After the timer goes off, students move to one of four corners of the room to indicate which video they believe is real. In every class, no one chose the celebrity pitch, but the other three videos were evenly divided. In their corners, students discuss their reasoning before returning to the whole group.
The truth about each video is then revealed using this teacher’s version that reveals the tricks, including how a deepfake is made, and strategies to identify misinformation, such as reverse image searches.
Putting it into Practice: Applying the Skills
Students then use their new skills to determine which of these two websites is filled with fake information:
Students are told to be both detectives and lawyers, gathering evidence to defend their opinion. As students dive in, the room is filled with energy and curiosity. Students ask questions like these:
- “Can I do some side research?”
- “Can I try a reverse Google image search?”
- “Can I Google Tasos Kokkinidis and see if he’s real?”
All of these suggestions are encouraged and are great examples of determining a source’s reliability. While students are working independently, they’re also collaborating with nearby classmates.
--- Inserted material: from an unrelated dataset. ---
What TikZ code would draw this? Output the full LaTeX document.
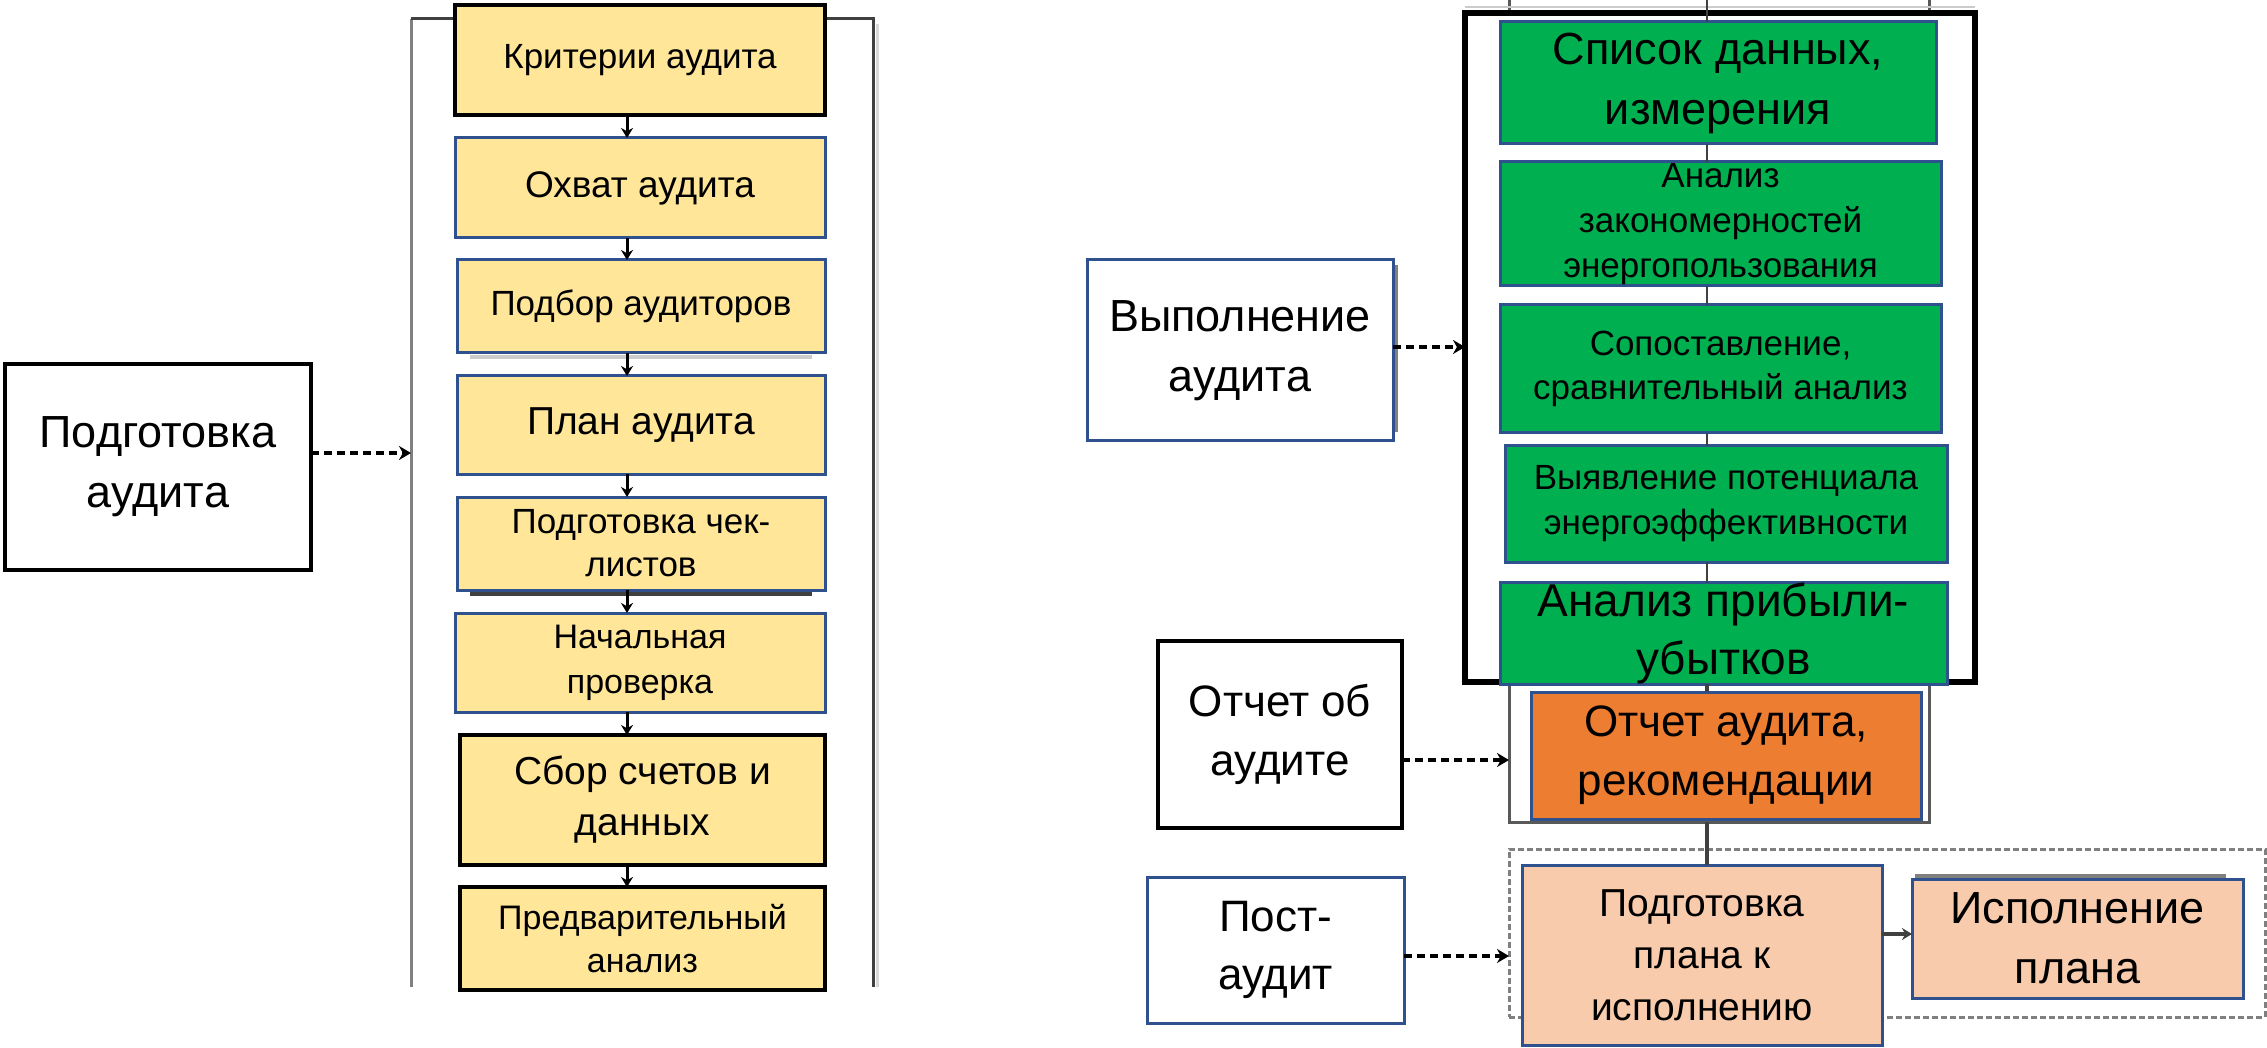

Comments we overhead include:
- “Google translate that; it’s a fake language!”
- “Can an octopus only have seven legs? Wait, don’t they live in the water?”
- “Look up Kelvinic University! I don’t think it’s real.”
Engagement is high—students are both entertained and shocked to see the level of misinformation on the Pacific Northwest tree octopus website. When it’s time to wrap up, students ask for more time before finding out the answer. We tell them we’ll share evidence at the start of class tomorrow, and a third of the students choose to continue to explore the websites at home and gather more evidence.
At the start of the next class, students come in eager to share their evidence that the tree octopus isn’t real. This includes side research on octopuses, proof that the Latin name for the Pacific Northwest tree octopus isn’t real, reverse Google Image searches, and analysis of the tree octopus website’s photos and claims of sightings.
Afterward, we explain that this website was designed to teach about misinformation, and we list all the approaches students used to determine that outcome. Many students also share that if they hadn’t had prior knowledge about the anaconda from the earlier activity, it would have taken more research to figure out which was real. This emphasizes the importance of prior knowledge.
Why This Activity Works
The short videos and websites are engaging to students, as is the challenge of deciding what is real and what is not. Students especially enjoy videos about animals, and many middle school students are interested in online “influencers,” including celebrities. Many skills are taught in this lesson about observation, inference, identifying misinformation, and the need for evidence. This lesson works especially well when each student has a device to use and when technology is in place, like Google Classroom, that allows resources to be easily shared.
Because of the high engagement of students, these concepts are more likely to be retained as teachers reference the skills learned in later classes. As a result of this lesson, students realize on their own that the more you know, the harder it is for you to be tricked by misinformation.